▶ _What the task requires_
Word for word, quote all of the material, omitting the pictures.

▶ _Source material_

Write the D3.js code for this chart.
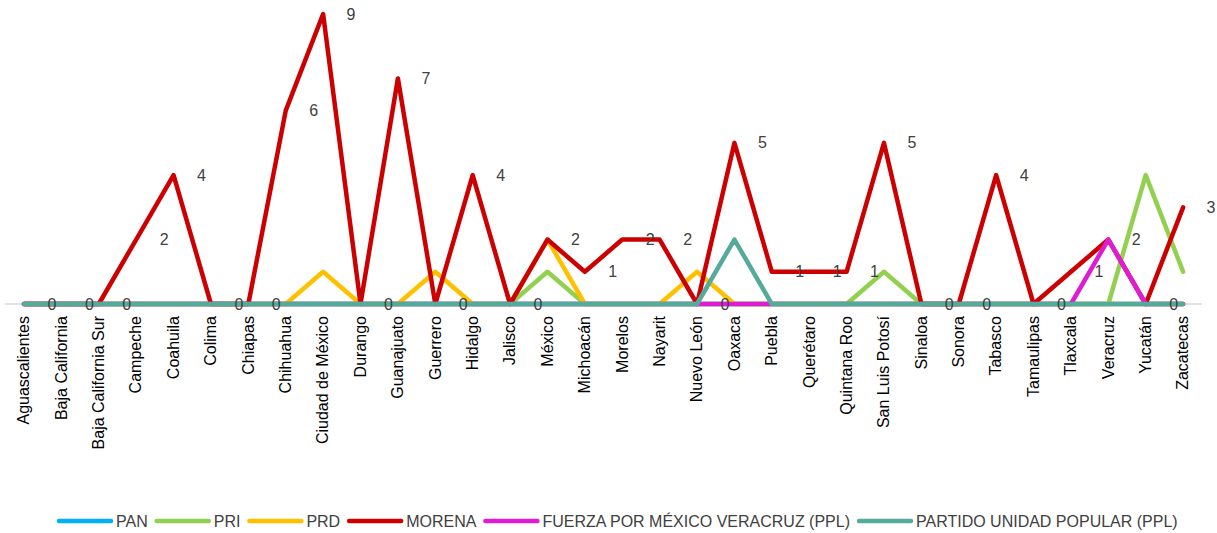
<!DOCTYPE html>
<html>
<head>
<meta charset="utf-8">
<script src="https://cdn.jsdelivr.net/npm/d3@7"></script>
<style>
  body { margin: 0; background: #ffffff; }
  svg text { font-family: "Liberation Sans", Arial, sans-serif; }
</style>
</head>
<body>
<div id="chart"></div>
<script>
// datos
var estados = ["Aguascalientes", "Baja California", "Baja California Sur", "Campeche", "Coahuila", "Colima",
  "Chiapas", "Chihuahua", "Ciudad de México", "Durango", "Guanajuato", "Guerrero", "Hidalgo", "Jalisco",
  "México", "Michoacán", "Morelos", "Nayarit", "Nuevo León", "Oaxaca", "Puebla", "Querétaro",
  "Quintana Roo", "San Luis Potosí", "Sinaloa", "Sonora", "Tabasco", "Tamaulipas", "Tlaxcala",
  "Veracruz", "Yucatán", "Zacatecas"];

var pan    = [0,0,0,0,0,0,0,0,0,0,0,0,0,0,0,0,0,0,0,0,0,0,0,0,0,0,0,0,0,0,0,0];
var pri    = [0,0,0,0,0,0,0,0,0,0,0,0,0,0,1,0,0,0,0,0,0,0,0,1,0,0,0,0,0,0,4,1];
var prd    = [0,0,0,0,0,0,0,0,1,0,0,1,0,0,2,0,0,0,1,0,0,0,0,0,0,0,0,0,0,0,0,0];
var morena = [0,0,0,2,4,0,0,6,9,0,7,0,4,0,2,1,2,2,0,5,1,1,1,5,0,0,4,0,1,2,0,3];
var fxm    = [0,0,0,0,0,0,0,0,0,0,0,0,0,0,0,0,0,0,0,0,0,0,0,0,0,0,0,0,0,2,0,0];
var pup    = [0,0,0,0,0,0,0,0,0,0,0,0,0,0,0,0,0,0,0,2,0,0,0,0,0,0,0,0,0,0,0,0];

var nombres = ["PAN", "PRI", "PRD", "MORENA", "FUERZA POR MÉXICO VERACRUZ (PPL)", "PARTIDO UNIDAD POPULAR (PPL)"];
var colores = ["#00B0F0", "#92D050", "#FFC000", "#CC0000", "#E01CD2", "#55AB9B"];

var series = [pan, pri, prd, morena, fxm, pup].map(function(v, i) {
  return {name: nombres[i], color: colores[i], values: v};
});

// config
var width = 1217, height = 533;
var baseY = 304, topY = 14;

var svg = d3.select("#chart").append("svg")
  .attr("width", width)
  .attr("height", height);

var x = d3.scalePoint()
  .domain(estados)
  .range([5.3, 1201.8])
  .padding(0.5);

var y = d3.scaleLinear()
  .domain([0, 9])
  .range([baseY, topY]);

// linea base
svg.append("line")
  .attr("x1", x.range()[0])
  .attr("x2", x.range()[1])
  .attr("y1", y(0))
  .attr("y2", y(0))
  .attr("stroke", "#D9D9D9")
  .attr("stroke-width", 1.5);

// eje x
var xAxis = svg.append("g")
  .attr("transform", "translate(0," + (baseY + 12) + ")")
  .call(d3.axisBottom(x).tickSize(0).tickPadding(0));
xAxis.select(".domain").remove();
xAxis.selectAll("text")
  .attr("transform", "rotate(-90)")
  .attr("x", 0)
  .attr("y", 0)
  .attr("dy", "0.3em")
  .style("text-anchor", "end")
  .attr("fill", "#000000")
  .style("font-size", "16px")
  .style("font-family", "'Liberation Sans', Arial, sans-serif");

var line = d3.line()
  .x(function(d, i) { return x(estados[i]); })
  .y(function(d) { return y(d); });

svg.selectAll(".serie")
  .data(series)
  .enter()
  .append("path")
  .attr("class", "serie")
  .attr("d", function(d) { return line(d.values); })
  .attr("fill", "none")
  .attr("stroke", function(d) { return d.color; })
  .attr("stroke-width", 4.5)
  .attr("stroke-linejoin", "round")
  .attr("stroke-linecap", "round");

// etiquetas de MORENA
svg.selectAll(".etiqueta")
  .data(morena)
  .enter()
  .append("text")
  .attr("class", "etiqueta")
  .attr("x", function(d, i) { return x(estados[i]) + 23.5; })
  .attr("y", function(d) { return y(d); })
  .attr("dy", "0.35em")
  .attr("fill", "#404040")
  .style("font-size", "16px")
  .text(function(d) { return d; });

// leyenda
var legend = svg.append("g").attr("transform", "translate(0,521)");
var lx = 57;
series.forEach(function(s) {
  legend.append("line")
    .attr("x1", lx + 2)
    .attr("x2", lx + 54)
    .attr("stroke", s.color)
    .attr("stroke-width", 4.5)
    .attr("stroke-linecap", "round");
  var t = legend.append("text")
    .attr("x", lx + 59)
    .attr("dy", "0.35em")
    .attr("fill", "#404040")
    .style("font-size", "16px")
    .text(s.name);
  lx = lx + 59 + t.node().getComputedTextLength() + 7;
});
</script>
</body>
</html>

▶ _In response_
Write the D3.js code for this chart.
<!DOCTYPE html>
<html>
<head>
<meta charset="utf-8">
<script src="https://cdn.jsdelivr.net/npm/d3@7"></script>
<style>
  body { margin: 0; background: #ffffff; }
  svg text { font-family: "Liberation Sans", Arial, sans-serif; }
</style>
</head>
<body>
<div id="chart"></div>
<script>
// datos
var estados = ["Aguascalientes", "Baja California", "Baja California Sur", "Campeche", "Coahuila", "Colima",
  "Chiapas", "Chihuahua", "Ciudad de México", "Durango", "Guanajuato", "Guerrero", "Hidalgo", "Jalisco",
  "México", "Michoacán", "Morelos", "Nayarit", "Nuevo León", "Oaxaca", "Puebla", "Querétaro",
  "Quintana Roo", "San Luis Potosí", "Sinaloa", "Sonora", "Tabasco", "Tamaulipas", "Tlaxcala",
  "Veracruz", "Yucatán", "Zacatecas"];

var pan    = [0,0,0,0,0,0,0,0,0,0,0,0,0,0,0,0,0,0,0,0,0,0,0,0,0,0,0,0,0,0,0,0];
var pri    = [0,0,0,0,0,0,0,0,0,0,0,0,0,0,1,0,0,0,0,0,0,0,0,1,0,0,0,0,0,0,4,1];
var prd    = [0,0,0,0,0,0,0,0,1,0,0,1,0,0,2,0,0,0,1,0,0,0,0,0,0,0,0,0,0,0,0,0];
var morena = [0,0,0,2,4,0,0,6,9,0,7,0,4,0,2,1,2,2,0,5,1,1,1,5,0,0,4,0,1,2,0,3];
var fxm    = [0,0,0,0,0,0,0,0,0,0,0,0,0,0,0,0,0,0,0,0,0,0,0,0,0,0,0,0,0,2,0,0];
var pup    = [0,0,0,0,0,0,0,0,0,0,0,0,0,0,0,0,0,0,0,2,0,0,0,0,0,0,0,0,0,0,0,0];

var nombres = ["PAN", "PRI", "PRD", "MORENA", "FUERZA POR MÉXICO VERACRUZ (PPL)", "PARTIDO UNIDAD POPULAR (PPL)"];
var colores = ["#00B0F0", "#92D050", "#FFC000", "#CC0000", "#E01CD2", "#55AB9B"];

var series = [pan, pri, prd, morena, fxm, pup].map(function(v, i) {
  return {name: nombres[i], color: colores[i], values: v};
});

// config
var width = 1217, height = 533;
var baseY = 304, topY = 14;

var svg = d3.select("#chart").append("svg")
  .attr("width", width)
  .attr("height", height);

var x = d3.scalePoint()
  .domain(estados)
  .range([5.3, 1201.8])
  .padding(0.5);

var y = d3.scaleLinear()
  .domain([0, 9])
  .range([baseY, topY]);

// linea base
svg.append("line")
  .attr("x1", x.range()[0])
  .attr("x2", x.range()[1])
  .attr("y1", y(0))
  .attr("y2", y(0))
  .attr("stroke", "#D9D9D9")
  .attr("stroke-width", 1.5);

// eje x
var xAxis = svg.append("g")
  .attr("transform", "translate(0," + (baseY + 12) + ")")
  .call(d3.axisBottom(x).tickSize(0).tickPadding(0));
xAxis.select(".domain").remove();
xAxis.selectAll("text")
  .attr("transform", "rotate(-90)")
  .attr("x", 0)
  .attr("y", 0)
  .attr("dy", "0.3em")
  .style("text-anchor", "end")
  .attr("fill", "#000000")
  .style("font-size", "16px")
  .style("font-family", "'Liberation Sans', Arial, sans-serif");

var line = d3.line()
  .x(function(d, i) { return x(estados[i]); })
  .y(function(d) { return y(d); });

svg.selectAll(".serie")
  .data(series)
  .enter()
  .append("path")
  .attr("class", "serie")
  .attr("d", function(d) { return line(d.values); })
  .attr("fill", "none")
  .attr("stroke", function(d) { return d.color; })
  .attr("stroke-width", 4.5)
  .attr("stroke-linejoin", "round")
  .attr("stroke-linecap", "round");

// etiquetas de MORENA
svg.selectAll(".etiqueta")
  .data(morena)
  .enter()
  .append("text")
  .attr("class", "etiqueta")
  .attr("x", function(d, i) { return x(estados[i]) + 23.5; })
  .attr("y", function(d) { return y(d); })
  .attr("dy", "0.35em")
  .attr("fill", "#404040")
  .style("font-size", "16px")
  .text(function(d) { return d; });

// leyenda
var legend = svg.append("g").attr("transform", "translate(0,521)");
var lx = 57;
series.forEach(function(s) {
  legend.append("line")
    .attr("x1", lx + 2)
    .attr("x2", lx + 54)
    .attr("stroke", s.color)
    .attr("stroke-width", 4.5)
    .attr("stroke-linecap", "round");
  var t = legend.append("text")
    .attr("x", lx + 59)
    .attr("dy", "0.35em")
    .attr("fill", "#404040")
    .style("font-size", "16px")
    .text(s.name);
  lx = lx + 59 + t.node().getComputedTextLength() + 7;
});
</script>
</body>
</html>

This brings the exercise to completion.